How to evaluate "Uber for X" companies
In this essay, I break down the criteria that one can use to evaluate "Uber for X" companies.
Recent discussions centered on “Uber on X” companies whether they justified their ultra high valuations, their asset light business model and their survival rate if and when the “bubble” will burst. Through discussions with investors and industry players, I have evolved my understanding. In this short article, I compile my thoughts on how one should look at “Uber on X” companies, and how a vertical such as logistics company perceived such companies and why some of these ‘Uber for X’ companies cannot disrupt logistics as they hoped to.
1. The way to think of Uber for X startups is to think of a service that is on-demand. If the service to the customer is a need and have many recurring transactions, then an on-demand service that brings the online or mobile to offline will works.

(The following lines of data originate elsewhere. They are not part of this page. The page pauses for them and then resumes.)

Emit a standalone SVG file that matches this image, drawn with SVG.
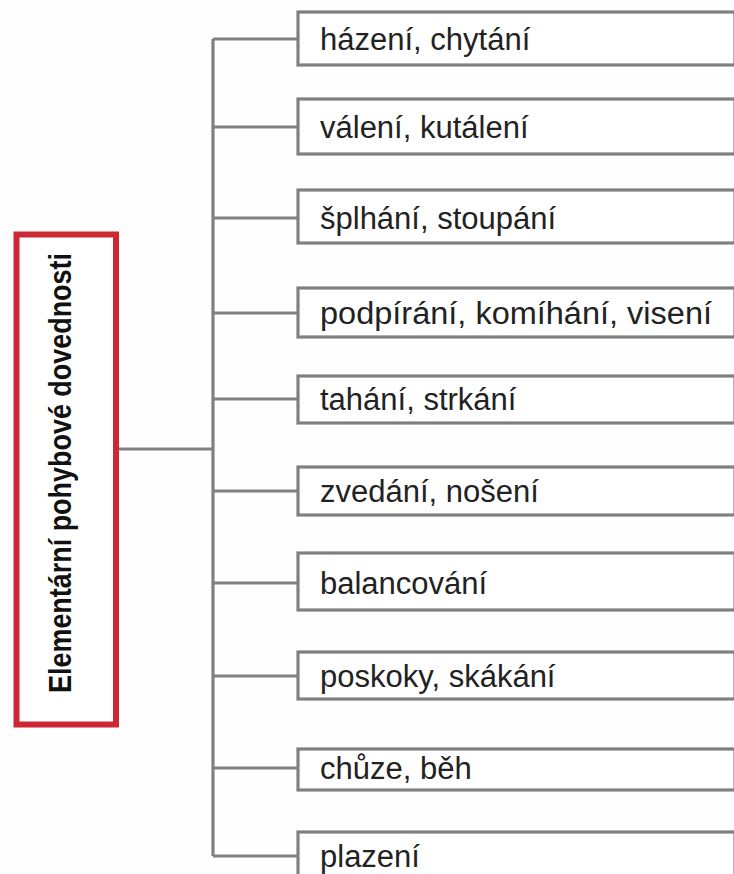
<svg xmlns="http://www.w3.org/2000/svg" width="734" height="874" viewBox="0 0 734 874">
<style>
.box{fill:#fff;stroke:#808080;stroke-width:3.2}
.lbl{font-family:"Liberation Sans",Arial,sans-serif;font-size:31px;fill:#222}
.conn{fill:none;stroke:#808080;stroke-width:3.2}
.root{fill:#fff;stroke:#cc2733;stroke-width:6}
.rlbl{font-family:"Liberation Sans",Arial,sans-serif;font-size:32px;font-weight:bold;fill:#111}
</style>
<rect width="734" height="874" fill="#fefefe"/>
<g id="connectors">
<path class="conn" d="M119,449 H213 M213,39 V856"/>
<path class="conn" d="M213,39 H298 M213,127 H298 M213,218 H298 M213,313 H298 M213,399 H298 M213,491 H298 M213,583 H298 M213,676 H298 M213,768 H298 M213,856 H298"/>
</g>
<g id="root">
<rect class="root" x="16.5" y="234.5" width="99.5" height="490"/>
<text class="rlbl" transform="translate(71,473) rotate(-90)" text-anchor="middle" textLength="440" lengthAdjust="spacingAndGlyphs">Elementární pohybové dovednosti</text>
</g>
<g id="n1"><rect class="box" x="298" y="12" width="437" height="53"/><text class="lbl" x="320" y="50">házení, chytání</text></g>
<g id="n2"><rect class="box" x="298" y="99" width="437" height="55"/><text class="lbl" x="320" y="138">válení, kutálení</text></g>
<g id="n3"><rect class="box" x="298" y="190" width="437" height="53"/><text class="lbl" x="320" y="229">šplhání, stoupání</text></g>
<g id="n4"><rect class="box" x="298" y="288" width="437" height="49"/><text class="lbl" x="320" y="324" textLength="392" lengthAdjust="spacingAndGlyphs">podpírání, komíhání, visení</text></g>
<g id="n5"><rect class="box" x="298" y="376" width="437" height="47"/><text class="lbl" x="320" y="410">tahání, strkání</text></g>
<g id="n6"><rect class="box" x="298" y="467" width="437" height="48"/><text class="lbl" x="320" y="502">zvedání, nošení</text></g>
<g id="n7"><rect class="box" x="298" y="553" width="437" height="57"/><text class="lbl" x="320" y="594">balancování</text></g>
<g id="n8"><rect class="box" x="298" y="652" width="437" height="47"/><text class="lbl" x="320" y="687">poskoky, skákání</text></g>
<g id="n9"><rect class="box" x="298" y="749" width="437" height="41"/><text class="lbl" x="320" y="779">chůze, běh</text></g>
<g id="n10"><rect class="box" x="298" y="832" width="437" height="60"/><text class="lbl" x="320" y="867">plazení</text></g>
</svg>
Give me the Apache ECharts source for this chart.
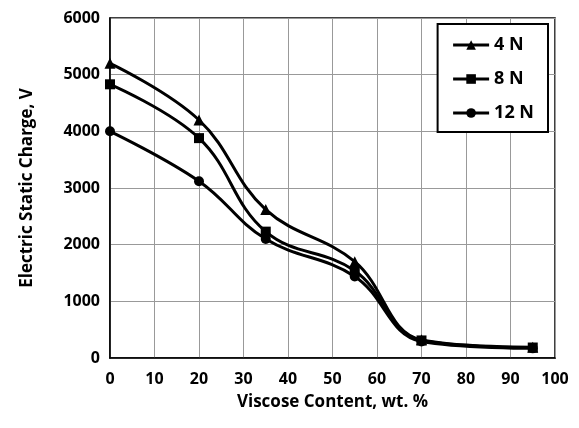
<!DOCTYPE html>
<html>
<head>
<meta charset="utf-8">
<script src="https://cdn.jsdelivr.net/npm/echarts@6/dist/echarts.min.js"></script>
<style>html,body{margin:0;padding:0;background:#fff;}#c{width:579px;height:428px;}</style>
</head>
<body>
<div id="c"></div>
<script>
var xValues = [0, 20, 35, 55, 70, 95];
var s4N = [5200, 4200, 2620, 1700, 320, 190];
var s8N = [4830, 3880, 2230, 1540, 310, 185];
var s12N = [4000, 3120, 2100, 1440, 290, 170];
var seriesNames = ['4 N', '8 N', '12 N'];
var symbols = ['triangle', 'rect', 'circle'];

var FONT = 'Open Sans';
function pairs(vals){ return xValues.map(function(x,i){ return [x, vals[i]]; }); }
var all = [s4N, s8N, s12N];
var chart = echarts.init(document.getElementById('c'));
chart.setOption({
  animation: false,
  backgroundColor: '#fff',
  grid: { left: 110, right: 24, top: 18, bottom: 70, show: true, borderColor: '#000', borderWidth: 1.5 },
  legend: {
    right: 31, top: 24, orient: 'vertical',
    data: seriesNames,
    backgroundColor: '#fff', borderColor: '#000', borderWidth: 2,
    padding: [12, 14, 10, 14], itemGap: 16, itemWidth: 36, itemHeight: 12,
    lineStyle: { width: 3, color: '#000' },
    textStyle: { fontFamily: FONT, fontWeight: 'bold', fontSize: 18, color: '#000' }
  },
  xAxis: {
    type: 'value', min: 0, max: 100, interval: 10,
    name: 'Viscose Content, wt. %', nameLocation: 'middle', nameGap: 36,
    nameTextStyle: { fontFamily: FONT, fontWeight: 'bold', fontSize: 17, color: '#000' },
    axisLine: { show: true, lineStyle: { color: '#000', width: 1.5 } },
    axisTick: { show: false },
    axisLabel: { fontFamily: FONT, fontWeight: 'bold', fontSize: 16, color: '#000', margin: 13 },
    splitLine: { show: true, lineStyle: { color: '#999', width: 1 } }
  },
  yAxis: {
    type: 'value', min: 0, max: 6000, interval: 1000,
    name: 'Electric Static Charge, V', nameLocation: 'middle', nameGap: 74,
    nameTextStyle: { fontFamily: FONT, fontWeight: 'bold', fontSize: 17, color: '#000' },
    axisLine: { show: true, lineStyle: { color: '#000', width: 1.5 } },
    axisTick: { show: false },
    axisLabel: { fontFamily: FONT, fontWeight: 'bold', fontSize: 16, color: '#000', margin: 10,
      formatter: function(v){ return String(v); } },
    splitLine: { show: true, lineStyle: { color: '#999', width: 1 } }
  },
  series: all.map(function(vals, i){
    return {
      name: seriesNames[i], type: 'line', data: pairs(vals), smooth: 0.4,
      symbol: symbols[i], symbolSize: i === 0 ? 11 : 10,
      lineStyle: { color: '#000', width: 3 },
      itemStyle: { color: '#000' }
    };
  })
});
</script>
</body>
</html>
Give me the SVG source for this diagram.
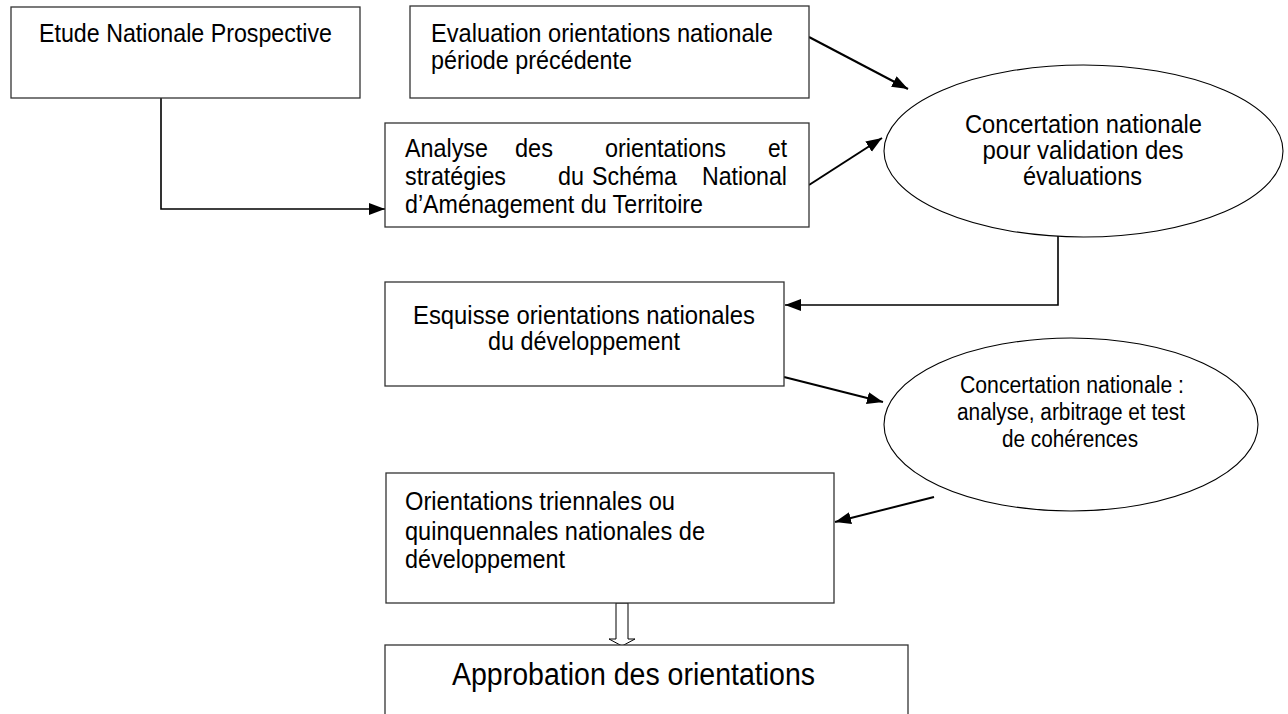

So, the first thing is to establish whether you are truly a Uber for X is to fulfil this condition. For example, food delivery make senses because all of us need to eat, and hence at certain parts of the day, the on-demand service becomes essential. If you try to do the same for laundry services, it only serves a very small population and it’s likely that the recurrence is very small, given that how many of us have to send our suits for dry cleaning.
Most people conflate the consumer to consumer market with the business to business market and none of the Uber for X companies including Uber have provided the solution to scale to the enterprise market. The reason is that the business model for enterprise level required service levels that are close to these companies owning their own supply, which totally decimate their asset light advantage against the traditional X companies.
2. It’s a naive way to think of Uber for X startups just as a mobile or an online booking tool. It is more than that. Other than an online booking tool, it also solves three other problems which a lot of tech pundits and clueless investors are either totally unaware of: (a) discovery of the service provider, (b) curating the service provider thru ratings (and you do know that if your rating is < 4 in Uber, you can’t be a driver there) and (c) incentivising the service providers to stay on the network, i.e. provide additional perks for the service providers to stay on the platform instead of the service provider directly bypassing the platform to work with the client. For example, most taxi apps provide additional perks to the cab drivers from petrol subsidies and discounts to ensure that they would not go direct to the customer. That locked-in network effect is why on-demand taxi mobile apps are working and not the rest. Unless, the Uber for X can successfully solve all three with one online booking platform with an integrated offline high recurring service, investing in these companies do not make sense.
3. A lot of people are beating the drumroll on how Uber for X can kill Fedex, UPS and DHL in logistics. First of all, the logistics companies have bundled their services in different segments: same day delivery, next day delivery and optimised delivery via cross border or within the city. Uber and all its clones are essentially on demand logistics companies that are focused on same day deliveries. Even with their efficiencies, a consumer to consumer market is nowhere of the size of what logistics companies are doing with deliveries from fulfilment centres to the consumers with an optimised fleet.
All logistics companies, big or small, have a business model that is asymmetrically and diametrically opposed to Uber. Uber and its clones are essentially asset light and relied on demand and supply matching. They are market efficient but not cost optimised. In traditional logistics companies, the main reason why they have optimised fleets is that they have accumulated data about demand and supply and leveraged on major contracts to keep their costs low. Ecommerce has driven this demand even higher and hence the advantage of having optimised fleets and not depending on supply and demand models makes sense.
For Uber to reach the scale of UPS or Fedex, they have to end up building up their own fleets. The only situation that I can ever see Uber doing this is to have a fleet of self-driving cars and that’s when they can compete in the space of traditional logistics companies. So, why are UPS, Fedex and DHL not investing in Uber clones? After all, to make the assumption that the executives who work on these companies do not understand disruption are simply silly. The reason is because they can convert their same day delivery services to Uber like services as of when they want to do it. It may be slower, because of technical debt, but they can decouple easily to do that. The only saving grace to why there is value to Uber and its clones is that they are solving the real problem of same day deliveries which is not a solved problem with traditional companies. Let me help everyone by stating the business problem: Are you able deliver the goods from point A to B with the lowest cost and on demand as of when the customer want it?
Understanding these three core points will provide a checklist on how to evaluate the Uber for X companies.